Earlier this week, the Senate voted 60–39 to pass Congress’s financial regulatory reform bill, setting the stage for President Obama to sign it into law next week. The bill installs new safeguards and protections for consumers in their interactions with financial institutions and is a response to the economic crisis started in 2008 largely due to bad behavior by the world’s most powerful financial institutions.
Yet, just as they did for the health care bill earlier in the year, leading Republicans have already started calling for a repeal of the bill, this time before it has even been signed into law:
— Even before the bill passed the Senate, House Minority Leader John Boehner (R-OH) told reporters on the day of the vote, “I think it ought to be repealed.” [7/15/10]
— “If we were in a position to do something, maybe [Boehner] is right,” said GOP Policy Chairman Sen. John Thune (ND), endorsing Boehner’s call for repeal. [7/15/10]
— Sen. Saxby Chambliss (R-AL) said he’d “love for it to be repealed.” [7/16/10]
— Sen. Richard Shelby (R-AL), the ranking Republican on the Senate Banking Committee, told Good Morning America that he and other Republicans would “like to repeal it.” [7/16/10]
However, some Republicans have been hesitant to endorse a full repeal of the bill. When pressed by ThinkProgress, Rep. Roy Blunt (R-MO) refused to endorse Boehner’s call for repealing the legislation. Sen. George LeMieux (R-FL) told the Hill that “some parts” of the bill “are good,” and that he would only endorse repealing parts of it.

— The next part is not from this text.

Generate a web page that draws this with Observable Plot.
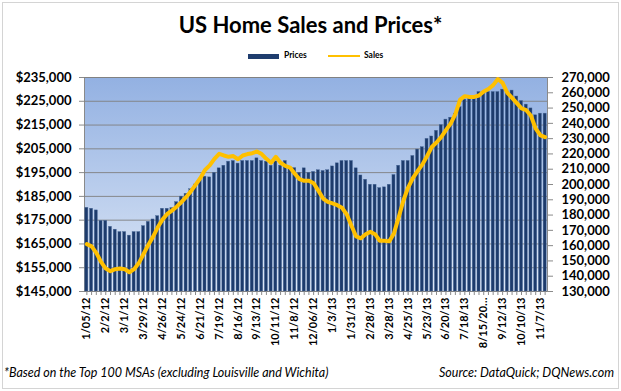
<!DOCTYPE html>
<html><head><meta charset="utf-8">
<script src="https://cdn.jsdelivr.net/npm/d3@7"></script>
<script src="https://cdn.jsdelivr.net/npm/@observablehq/plot@0.6"></script>
<style>
body{margin:0;background:#fff;font-family:Lato,"Open Sans",sans-serif;width:621px;height:391px;position:relative;overflow:hidden;}
#border{position:absolute;left:2px;top:2px;width:615px;height:385px;border:1px solid #d4d4d4;}
#title{position:absolute;top:12px;left:0;width:621px;text-align:center;font-weight:bold;font-size:22px;color:#000;line-height:26px;}
#legend{position:absolute;top:50px;left:0;width:621px;height:12px;font-size:8.5px;font-weight:bold;}
#plot{position:absolute;top:65px;left:0;}
.foot{position:absolute;top:365px;font-style:italic;font-size:12.5px;color:#000;}
</style></head>
<body>
<div id="border"></div>
<div id="title">US Home Sales and Prices*</div>
<div id="legend">
  <div style="position:absolute;left:248px;top:4px;width:31px;height:5px;background:#1f3d6e"></div>
  <div style="position:absolute;left:284px;top:0px;">Prices</div>
  <div style="position:absolute;left:328px;top:5px;width:32px;height:2px;background:#ffc000"></div>
  <div style="position:absolute;left:364px;top:0px;">Sales</div>
</div>
<div id="plot"></div>
<div class="foot" style="left:4px">*Based on the Top 100 MSAs (excluding Louisville and Wichita)</div>
<div class="foot" style="right:7px">Source: DataQuick; DQNews.com</div>
<script>
const tickLabels = ["1/05/12","2/2/12","3/1/12","3/29/12","4/26/12","5/24/12","6/21/12","7/19/12","8/16/12","9/13/12","10/11/12","11/8/12","12/06/12","1/3/13","1/31/13","2/28/13","3/28/13","4/25/13","5/23/13","6/20/13","7/18/13","8/15/20\u2026","9/12/13","10/10/13","11/7/13"];

const prices = [180200,179800,179100,174700,174700,172200,171000,170000,170000,168500,
170000,170000,172500,174300,175300,176700,179800,179800,180100,182600,
184900,186100,188000,190000,191800,193300,193000,194900,196800,197900,
199600,199900,198800,199900,199900,199900,201000,199900,199600,197900,
199700,197900,199900,196900,196900,194900,196800,194900,195300,196000,
195700,196000,197600,198900,199900,199900,199900,196800,193800,192000,
189900,189900,188500,188800,189900,194000,197900,199900,199900,202000,
204700,205700,209200,210200,212600,215000,217300,218100,219800,222500,
225700,226100,226100,228900,228200,228900,228900,228900,229900,228900,
229500,227000,225100,223600,222000,219100,219800,219800];

const sales = [161000,159500,155300,149400,145000,143300,144600,145000,144600,142600,
144600,148600,154500,160400,165800,172000,177000,180700,182900,185500,
188400,191700,195500,199800,204100,209500,212500,216800,220100,219000,
218100,218600,216500,219000,219900,220500,221600,219900,216800,214200,
218100,214200,212200,211100,207000,203500,202400,202400,200800,196000,
190800,188600,187600,186500,184800,180500,173000,166000,164800,167500,
169000,167500,163200,163200,162800,168000,178500,189500,198000,204200,
208800,213000,218500,224500,227500,231000,235500,239800,246000,255500,
257800,257300,257300,258200,260800,262500,265000,269000,266500,260000,
256700,253200,249800,248600,245000,236500,232200,231000];

const leftTicks = d3.range(145000, 235001, 10000);
const rightTicks = d3.range(130000, 270001, 10000);
const toPrice = s => 145000 + (s - 130000) * 90000 / 140000;
const fromPrice = p => 130000 + (p - 145000) * 140000 / 90000;

const data = prices.map((p, i) => ({i, price: p, sales: toPrice(sales[i])}));

const chart = Plot.plot({
  width: 621, height: 291,
  marginTop: 12, marginBottom: 65, marginLeft: 84, marginRight: 74,
  style: {fontFamily: "Lato, 'Open Sans', sans-serif", fontWeight: "bold", fontSize: "13px", color: "#000", background: "transparent"},
  x: {type: "band", domain: d3.range(prices.length), paddingInner: 0.36, paddingOuter: 0.18},
  y: {domain: [145000, 235000]},
  marks: [
    Plot.frame({fill: "url(#bg)", stroke: "#8a8a8a"}),
    Plot.gridY(leftTicks, {stroke: "#7f7f7f", strokeOpacity: 0.9, strokeWidth: 1}),
    Plot.barY(data, {x: "i", y1: 145000, y2: "price", fill: "#1d3b6c", stroke: "#4a6a9a", strokeWidth: 0.4}),
    Plot.line(data, {x: "i", y: "sales", stroke: "#ffc000", strokeWidth: 4, strokeLinejoin: "round", strokeLinecap: "round"}),
    Plot.axisY(leftTicks, {anchor: "left", tickSize: 5, tickPadding: 8, stroke: "#8a8a8a", tickFormat: d => "$" + d3.format(",")(d), fontSize: 13, fontWeight: "bold", label: null}),
    Plot.axisY(rightTicks.map(toPrice), {anchor: "right", tickSize: 5, tickPadding: 9, stroke: "#8a8a8a", tickFormat: d => d3.format(",")(Math.round(fromPrice(d))), fontSize: 13, fontWeight: "bold", textAnchor: "start", label: null}),
    Plot.axisX(d3.range(prices.length), {anchor: "bottom", tickSize: 4, tickPadding: 2, tickRotate: -90, stroke: "#8a8a8a", tickFormat: i => i % 4 === 0 ? tickLabels[i / 4] : "", fontSize: 11, fontWeight: "bold", label: null})
  ]
});

const svg = d3.select(chart);
const defs = svg.insert("defs", ":first-child");
const g = defs.append("linearGradient").attr("id", "bg").attr("x1", 0).attr("y1", 0).attr("x2", 0).attr("y2", 1);
g.append("stop").attr("offset", "0").attr("stop-color", "#93b1e2");
g.append("stop").attr("offset", "1").attr("stop-color", "#dde7f6");
document.getElementById("plot").appendChild(chart);
</script>
</body></html>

“Now, already, the Republican leader in the House has called for repeal of this reform,” said President Obama in his weekly address, responding to Boehner’s comments. “I would suggest that America cannot afford to go backwards, and I think that is how most Americans feel as well. We cannot afford another financial crisis, just as we are digging out from the last one.”